Refugees and Migrants (Children in Our World) Written by Ceri Roberts and Illustrated by Hanane Kai

Global Conflict (Children in Our World) by Louise Spilsbury

This book is a good start for children who want to understand why people leave their native land for a foreign country. And it’s great for their parents too.

Strictly No Elephants Written by Lisa Mantchev and Illustrated by Taeeun Yoo

This Picture Book is much lighter in tone and is the only book in this short selection that’s not addressing immigration per se. It is, however, a wonderful story that tackles differences. Differences often scare people and convince some to keep anyone looking, living, or speaking differently at bay. There is a happy ending to this charming and yet meaningful book designed for young children.


Yesterday night I decided to add a list of French songs to these books. I was really lucky to find an article that includes some of my favorite songs about immigrants, refugees, or simply foreigners.

The song Mercy, inspired by the birth of a baby girl aboard the humanitarian ship Aquarius in the Mediterranean Sea in 2017, represented France this year at the Eurovision, a singing competition. Mercy’s mother had fled her native Nigeria to escape violence and prison. The child’s father was already jailed in Lybia.

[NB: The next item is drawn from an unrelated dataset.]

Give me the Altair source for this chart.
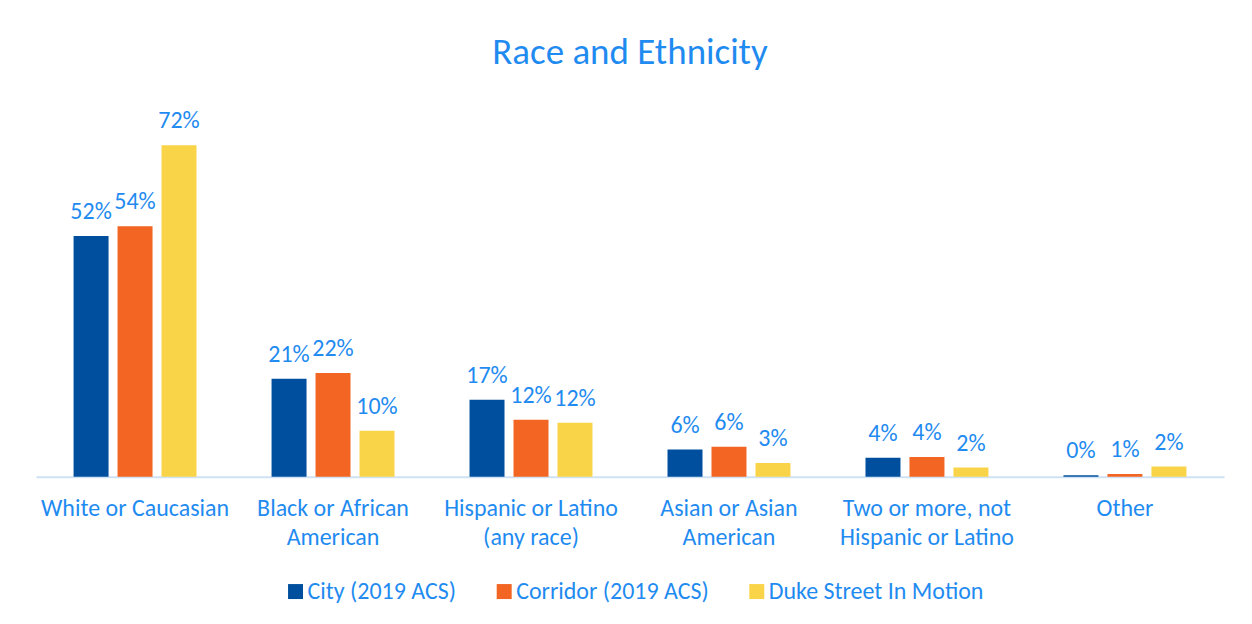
import altair as alt
import pandas as pd

categories = ["White or Caucasian", "Black or African\nAmerican", "Hispanic or Latino\n(any race)",
              "Asian or Asian\nAmerican", "Two or more, not\nHispanic or Latino", "Other"]
series = ["City (2019 ACS)", "Corridor (2019 ACS)", "Duke Street In Motion"]
city = [52.3, 21.3, 16.7, 5.9, 4.1, 0.3]
corridor = [54.4, 22.5, 12.4, 6.5, 4.3, 0.6]
duke = [72.0, 10.0, 11.7, 3.0, 2.0, 2.2]
city_lbl = ["52%", "21%", "17%", "6%", "4%", "0%"]
corridor_lbl = ["54%", "22%", "12%", "6%", "4%", "1%"]
duke_lbl = ["72%", "10%", "12%", "3%", "2%", "2%"]

rows = []
for s, vals, lbls in zip(series, [city, corridor, duke], [city_lbl, corridor_lbl, duke_lbl]):
    for c, v, l in zip(categories, vals, lbls):
        rows.append({"category": c, "series": s, "value": v, "label": l})
df = pd.DataFrame(rows)

FONT = "Carlito, Open Sans"
BLUE = "#1F8BF0"
colors = ["#004F9E", "#F26522", "#F9D448"]

base = alt.Chart(df).encode(
    x=alt.X("category:N", sort=categories,
            scale=alt.Scale(paddingInner=0.379, paddingOuter=0.19),
            axis=alt.Axis(title=None, labelAngle=0, ticks=False, domainColor="#CFE2F5",
                          domainWidth=2, labelColor=BLUE, labelFont=FONT, labelFontSize=24,
                          labelPadding=32, labelLineHeight=29, labelBaseline="middle",
                          labelLimit=0, labelExpr="split(datum.label, '\\n')")),
    xOffset=alt.XOffset("series:N", sort=series,
                        scale=alt.Scale(paddingInner=0.2045, paddingOuter=0)),
    y=alt.Y("value:Q", scale=alt.Scale(domain=[0, 80]), axis=None),
)

bars = base.mark_bar().encode(
    color=alt.Color("series:N", sort=series, scale=alt.Scale(domain=series, range=colors),
                    legend=alt.Legend(title=None, orient="none", direction="horizontal",
                                      legendX=248, legendY=472,
                                      symbolType="square", symbolSize=225,
                                      symbolStrokeWidth=0, labelColor=BLUE,
                                      labelFont=FONT, labelFontSize=24, columnPadding=36,
                                      symbolOffset=0, labelOffset=0, labelLimit=0))
)

text = base.mark_text(baseline="alphabetic", dy=-17, font=FONT, fontSize=24, color=BLUE).encode(
    text="label:N"
)

chart = alt.layer(bars, text).properties(
    width=1190, height=369,
    title=alt.Title("Race and Ethnicity", color=BLUE, font=FONT, fontSize=37,
                    fontWeight="normal", anchor="middle", offset=36),
    autosize=alt.AutoSizeParams(type="none"),
    padding={"left": 28, "top": 100, "right": 20, "bottom": 140},
).configure_view(stroke=None)

chart.save("out.html", embed_options={"renderer": "svg", "actions": False})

The song didn’t win the competition but gave a face to the 21st century’s human migration stories.

Here is a version with English subtitles and the real baby Mercy.

A year after her birth, she and her mother are two of thousands in one the largest refugee camps, based in Sicilia.




P.S. About the flowers that illustrate this post.

Last week my husband picked a bouquet of lilies at Trader Joe’s because it was our anniversary. The cashier asked him about his plans for the day. Learning that we would celebrate our anniversary, he announced that the flowers were on Trader Joe’s. We still don’t know if it’s a store policy or if the cashier took the initiative.

The lilies have bloomed a day at a time, releasing an exquisite fragrance that filters through the house. I love flowers of all kinds, but this bouquet has been particularly gorgeous. Each flower has opened, slowly and perfectly. Well chosen bouquet to start with, for sure 🙂

But I also believe that it carries a random act of kindness. The smallest are often the ones that matter most, particularly during hardship and heartbreaking moments. On my side, I just try to return each one.

I wish you all a beautiful weekend and also a safe and meaningful Fourth of July!






  1. Your lilies, laced through your reflections on the difficult subject of immigration, added a picture of hope for our children. Maybe that’s what I held onto as I read your article…the children, where ever they are from are children who are our future. They way they are treated is how they learn to treat others. Your selection of children’s books are some I read at the Arne Nixon Center for Children’s Literature earlier in the week. Thank you for sharing them. The story of the lilies from your husband adds a touch of hope that the little things we do that make a difference.

    • Thank you, Joan. You’re so right to remind us that the way we treat children have deep consequences. We often feel powerless when facing such tough moments. Adding our voice when we are concerned is a first step. Stories remain our way to learn about others, to recognize our human universality and hopefully to care more. There were many more books to add to this short selection, but they are all fairly recent and represent a new face of immigration, through migrants and refugees’ stories.

  2. hilarymb says:

    Hi Evelyne – how lovely to see the flowers … beautiful colour and yes they do perfume the air so wondrously. Thank you for these books … and for the music – which I will need to come back to, and then listen.

    What a great list of appropriate books … I’ve just written about Ai WeiWei’s film on ‘Human Flows’ in my #WATWB latest post … if you can get to see the film – it highlights a great deal.

    We are in desperate times … thanks for this and as Joan says .. .they are children of our time … have a peaceful weekend and 4th July – Hilary

    • Thank you, Hilary for stopping by and suggesting your blog post. I haven’t seen the movie but heard of course of Ai WeiWei. I’ll pay you a visit. Enjoy your weekend too!

  3. I kind of “get” that we don’t have room for everyone who needs a better home … but surely we have room for some people. There are a lot of jobs in this country that don’t get done because no one will do them. Picking crops is one of them and a huge one. We have no more cotton crops because Americans are NEVER poor enough to pick cotton.

    So many of our “local” businesses are run by immigrants and always were. All my ancestors were immigrants. They all worked their buns off, too and their grand and great-grandchildren are the good citizens of today. Surely there is a better way to deal with this.

    • Regardless of the final decision, whether allowing people to enter the U.S. or not, keeping kids with their mom or dad or adult who accompanies them is a must. I can only imagine how the little ones must feel. Consequences on young minds are huge. Looks to me that most adults seem or want to ignore this.
      And yes, except Native Americans, we are all immigrants when we live in the United States. Agree that there must be a much more humane way to cope with the current crisis. Thank you, Marilyn for adding your concern.

  4. I love random acts of kindness. I think they are even better given than revived. Thanks for the resources. People need help figuring things out during times like this.

    • I remember a few of your posts about random acts of kindness, Dan. These acts seem so little in comparison to heroic behavior, but if we keep being kind toward each other, particularly for no reason toward people we don’t know, my hope is that it becomes contagious. Each time someone smiles at me for no reason, says a nice word, still for no reason, lets me exit a parking spot or doesn’t fight for one, I notice and automatically want to reciprocate. Because you’re right, we feel even better when we give than when we receive.
      I’ve read the books I selected and they are a first step to start discussions with young children.

  5. A lovely random act of kindness with the lilies, but your post is an act of kindness too Evelyne, to try to help children to understand and to feel empathy for others.